Er wusste, dass er dafür einen Preis zu zahlen hatte: Seine Ahnungslosigkeit wurde oft ausgenutzt. Doch es erschien ihm besser, gelegentlich Geld zu verlieren, als seine Zeit damit zu verbringen, sich über jeden Pfennig Rechenschaft abzulegen und seine Bediensteten auf Schritt und Tritt zu überwachen. Schließlich, so sagte er, würden auch diejenigen übers Ohr gehauen, die verhindern wollen, betrogen zu werden. Als Paradebeispiel diente ihm sein Nachbar, der mächtige Germain-Gaston de Foix, Marquis de Trans, der sich im Alter zum knauserigen Haustyrannen entwickelte. Seine Angehörigen und Bediensteten ließen ihn toben, «und dieweil er selber sich an der Sparsamkeit und Spärlichkeit seiner Tafel erbaut, geben sie sich in den verschiedensten Schlupfwinkeln seines Anwesens alle einem Leben in Saus und Braus hin, den Spielen und der Verschwendung frönend; besonders ergötzt man sich dabei an den Geschichten über seine wirkungslosen Vorkehrungen und Wutausbrüche». Und doch, fügt Montaigne hinzu, spieltedas keine Rolle, da der Greis überzeugt war, die Zügel straff zu führen, und dabei nicht glücklicher hätte sein können.
«Nichts setzt mir derart zu wie Mühen und Sorgen», schrieb Montaigne, «und nichts anderes erstrebe ich deshalb, als mich gegen sie zu feien und unbekümmert dahinzuleben.» Man kann sich gut vorstellen, wie Pascals Blutdruck beim Lesen dieser Zeilen nach oben schnellt.

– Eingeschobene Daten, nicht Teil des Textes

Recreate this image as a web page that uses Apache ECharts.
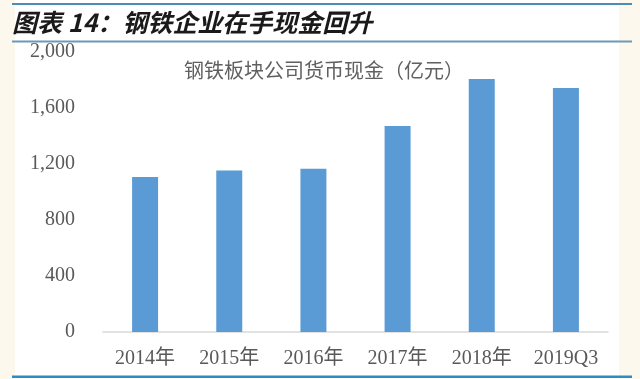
<!DOCTYPE html>
<html>
<head>
<meta charset="utf-8">
<script src="https://cdn.jsdelivr.net/npm/echarts@6/dist/echarts.min.js"></script>
<style>
html,body{margin:0;padding:0;background:#fdf8ee;}
#c{width:640px;height:379px;}
</style>
</head>
<body>
<div id="c"></div>
<script>
var categories = ['2014年', '2015年', '2016年', '2017年', '2018年', '2019Q3'];
var cashValues = [1107, 1154, 1166, 1471, 1808, 1743];
var yTicks = [0, 400, 800, 1200, 1600, 2000];
var headerText = '图表 14：钢铁企业在手现金回升';
var chartTitle = '钢铁板块公司货币现金（亿元）';

var chart = echarts.init(document.getElementById('c'));
var serifNum = '"Liberation Serif", "Noto Sans CJK SC", serif';
chart.setOption({
  animation: false,
  backgroundColor: '#fdf8ee',
  graphic: [
    { type: 'rect', z: -10, shape: { x: 15, y: 0, width: 604, height: 379 }, style: { fill: '#ffffff' } },
    { type: 'rect', shape: { x: 12, y: 3, width: 620, height: 2 }, style: { fill: '#4a8db5' } },
    { type: 'rect', shape: { x: 12, y: 40.5, width: 620, height: 2 }, style: { fill: '#6f98b3' } },
    { type: 'rect', shape: { x: 12, y: 375.5, width: 620, height: 2.5 }, style: { fill: '#2e8cc4' } },
    { type: 'text', x: 12, y: 22, style: { text: headerText, fill: '#1a1a1a', font: 'italic bold 25px "Noto Sans CJK SC"', verticalAlign: 'middle', align: 'left' } }
  ],
  title: {
    text: chartTitle,
    left: 179,
    top: 55,
    textStyle: { fontFamily: 'Noto Sans CJK SC', fontSize: 20, fontWeight: 'normal', color: '#606060' }
  },
  grid: { left: 103, right: 32, top: 52, bottom: 47, containLabel: false },
  xAxis: {
    type: 'category',
    data: categories,
    axisLine: { lineStyle: { color: '#d9d9d9', width: 1.5 } },
    axisTick: { show: false },
    axisLabel: { color: '#595959', fontSize: 20, fontFamily: serifNum, margin: 17 }
  },
  yAxis: {
    type: 'value',
    min: yTicks[0],
    max: yTicks[yTicks.length - 1],
    interval: yTicks[1] - yTicks[0],
    axisLine: { show: false },
    axisTick: { show: false },
    splitLine: { show: false },
    axisLabel: {
      color: '#595959', fontSize: 20, fontFamily: serifNum, margin: 28,
      formatter: function (v) { return v.toLocaleString('en-US'); }
    }
  },
  series: [{
    type: 'bar',
    data: cashValues,
    barWidth: 26,
    itemStyle: { color: '#5b9bd5' }
  }]
});
</script>
</body>
</html>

Was Montaigne nach eigenem Bekunden für sein Alter am meisten ersehnte, war ein Schwiegersohn, der ihm die Last der Verantwortung abnahm. Wäre er jedoch von einem Außenstehenden bevormundet und herablassend behandelt worden, hätte sein Unabhängigkeitssinn wohl dagegen aufbegehrt. Der Bemerkung über den Schwiegersohn folgen denn auch bald eine Reihe gegenteiliger Bekundungen:
Ich meide es, mich irgendwelchen Bindungen zu unterwerfen.
Ich versuche, keines Menschen dringend zu bedürfen […]. Welch erbärmliches und bedrohliches Los, von jemand anderm abhängig zu sein!
Ich habe einen tödlichen Hass darauf, mittel- oder unmittelbar anderen als mir selber verpflichtet zu sein.